Explanatory Data Analysis group


Our research on Explanatory Data Analysis can be roughly clustered in the four (overlapping) themes described below. You might also be interested in our list of concrete research projects.

Pattern-based Modelling
Sushi patterns
Sushi patterns found with Semiring Rank Matrix

Patterns are ideally suited to describe and explain structure in data, but traditional pattern mining approaches usually result in too many patterns; the infamous pattern explosion. This issue can be addressed by constructing pattern-based models that accurately yet succinctly capture the relevant structure in the data. We often—but not always—use information theoretic principles to this end (see below). Pattern-based modelling can be applied to many data types and tasks.

Recent papers that fit this theme (and do not use information theory) include Explaining Deviating Subsets through Explanation Networks and Semiring Rank Matrix Factorisation.

Information Theoretic Data Mining
The Krimp algorithm
Krimp selects few patterns that describe the data.

Using information theory for data mining has proven very successful and is hence often used nowadays. Prime examples are pattern-based modelling approaches based on the Minimum Description Length (MDL) or Maximum Entropy principles. The MDL principle can be paraphrased as "Induction by Compression": compressing data equates learning from data. Using the MDL principle has various benefits, such as naturally avoiding overfitting by trading off data size with model complexity.

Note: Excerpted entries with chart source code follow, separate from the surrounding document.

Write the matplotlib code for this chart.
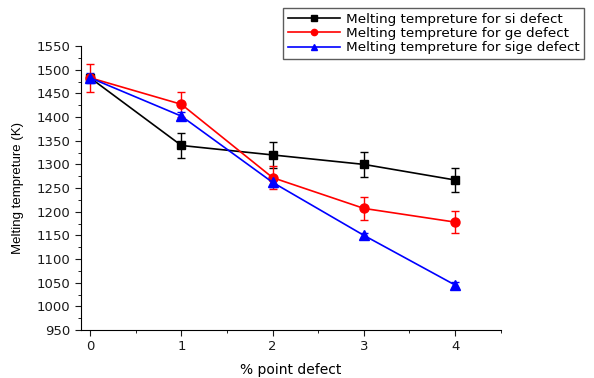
import matplotlib
matplotlib.use("Agg")
import matplotlib.pyplot as plt
from matplotlib.ticker import MultipleLocator
from matplotlib.lines import Line2D

plt.rcParams['font.family'] = ['DejaVu Sans']

x = [0, 1, 2, 3, 4]
si = [1483, 1340, 1320, 1300, 1267]
si_err = [5, 26, 27, 26, 25]
ge = [1483, 1427, 1272, 1207, 1178]
ge_err = [30, 27, 25, 25, 23]
sige = [1483, 1402, 1262, 1150, 1045]
sige_err = [10, 8, 10, 6, 6]
labels = ['Melting tempreture for si defect',
          'Melting tempreture for ge defect',
          'Melting tempreture for sige defect']

fig = plt.figure(figsize=(5.94, 3.78), dpi=100)
ax = fig.add_axes([0.1364, 0.127, 0.843 - 0.1364, 0.878 - 0.127])

styles = [('black', 's', 6), ('red', 'o', 6.5), ('blue', '^', 7)]
for (c, m, s), y, e in zip(styles, [si, ge, sige], [si_err, ge_err, sige_err]):
    ax.errorbar(x, y, yerr=e, color=c, marker=m, ms=s, lw=1.2,
                capsize=3, elinewidth=1)

ax.set_xlim(-0.1, 4.5)
ax.set_ylim(950, 1550)
ax.set_xticks(x)
ax.set_yticks(range(950, 1551, 50))
ax.xaxis.set_minor_locator(MultipleLocator(0.5))
ax.yaxis.set_minor_locator(MultipleLocator(25))
ax.spines['top'].set_visible(False)
ax.spines['right'].set_visible(False)
ax.tick_params(which='major', direction='out', length=4, labelsize=9.5, colors='#1a1a1a')
ax.tick_params(which='minor', direction='out', length=2)
ax.set_xlabel('% point defect', fontsize=10, labelpad=7)
ax.set_ylabel('Melting tempreture (K)', fontsize=9.5, family='Liberation Sans', labelpad=9)

handles = [Line2D([], [], color=c, marker=m, ms=s - 2, lw=1.2) for c, m, s in styles]
leg = fig.legend(handles, labels, loc='upper left', bbox_to_anchor=(283/594, 1 - 8/378),
                 frameon=True, fancybox=False, edgecolor='#333333',
                 borderpad=0.35, labelspacing=0.1, handlelength=3.9, handletextpad=0.4,
                 borderaxespad=0, prop={'size': 9.7})
leg.get_frame().set_linewidth(1)

fig.savefig('out.png', dpi=100)
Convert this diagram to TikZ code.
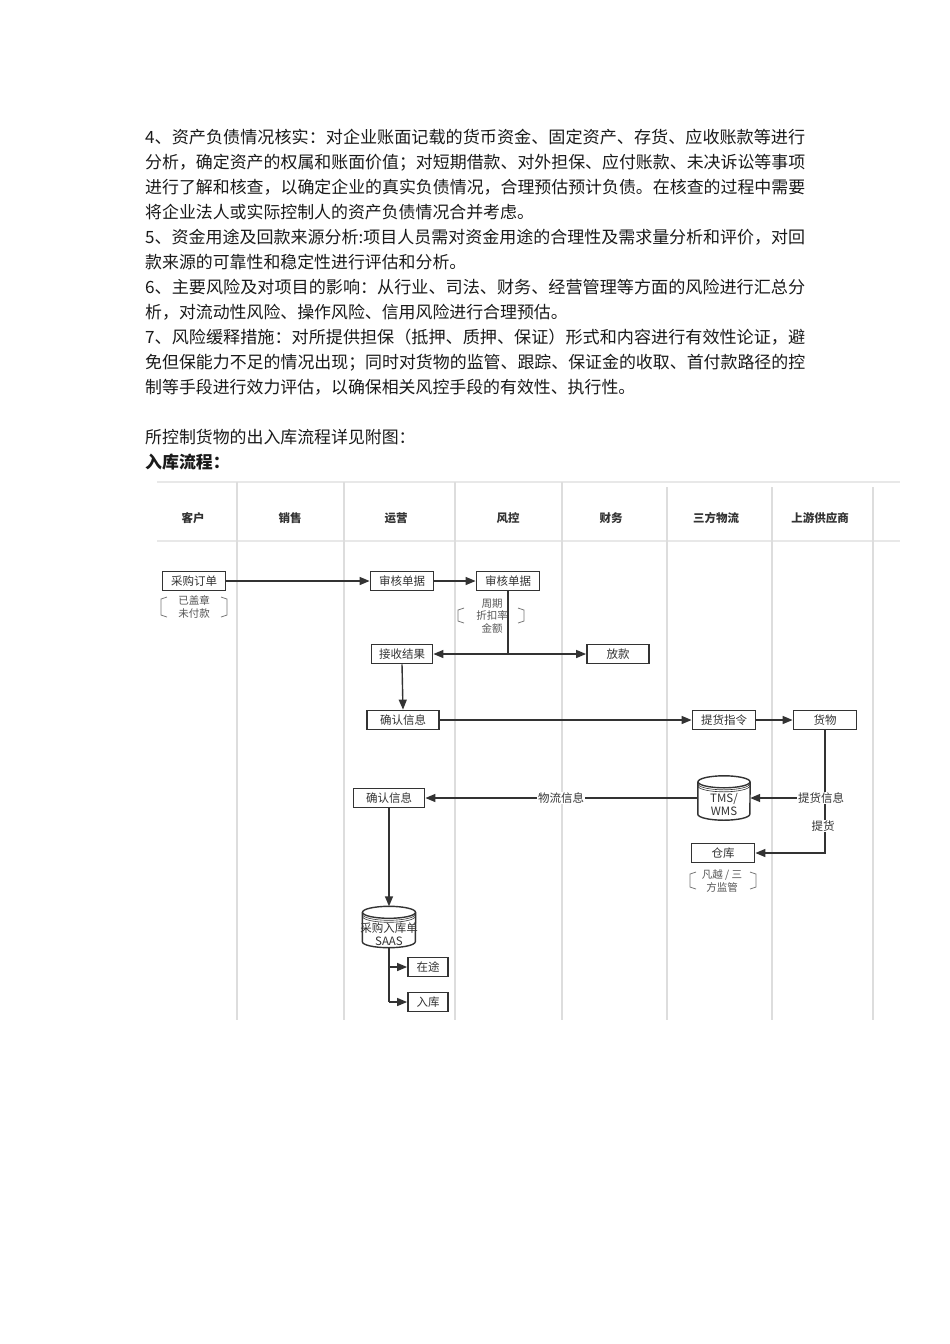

Recent papers include Subjective Interestingness of Subgraph Patterns, on community detection using the Maximum Entropy principle, and Association Discovery in Two-View Data, on two-view summarisation using the MDL principle.

Interactive Data Mining
Mine, Interact, Learn, Repeat
Mine, Interact, Learn, Repeat.

As it is often hard to define upfront which patterns are 'interesting', it may be very helpful to involve the human in the loop. That is, by visualising data and patterns, and by asking the domain expert for feedback, it is possible to learn and model the user's preferences. This can be paraphrased as "Mine, Interact, Learn, Repeat". Interactive data mining aims discover to more interesting patterns with little effort from the user.

Recent papers include Learning what matters – Sampling interesting patterns, on combining preference learning, pattern mining, and sampling; and Flexible constrained sampling with guarantees for pattern mining, on efficient and flexible sampling.

Applied Data Science
Manufacturing car body parts
Anomaly detection for manufacturing.

There is no better way to demonstrate the potential of explanatory data analysis than by applying our algorithms and tools to real-world applications. We are interested in both scientific and industrial applications. The scientific application domains we are most experienced with are bioinformatics and psychology, but we are expanding to the health domain and law. We have experience with industrial domains such as aviation, manufacturing, and design simulations.

Recent papers include Towards Data Driven Process Control in Manufacturing Car Body Parts and Simultaneous discovery of cancer subtypes and subtype features by molecular data integration.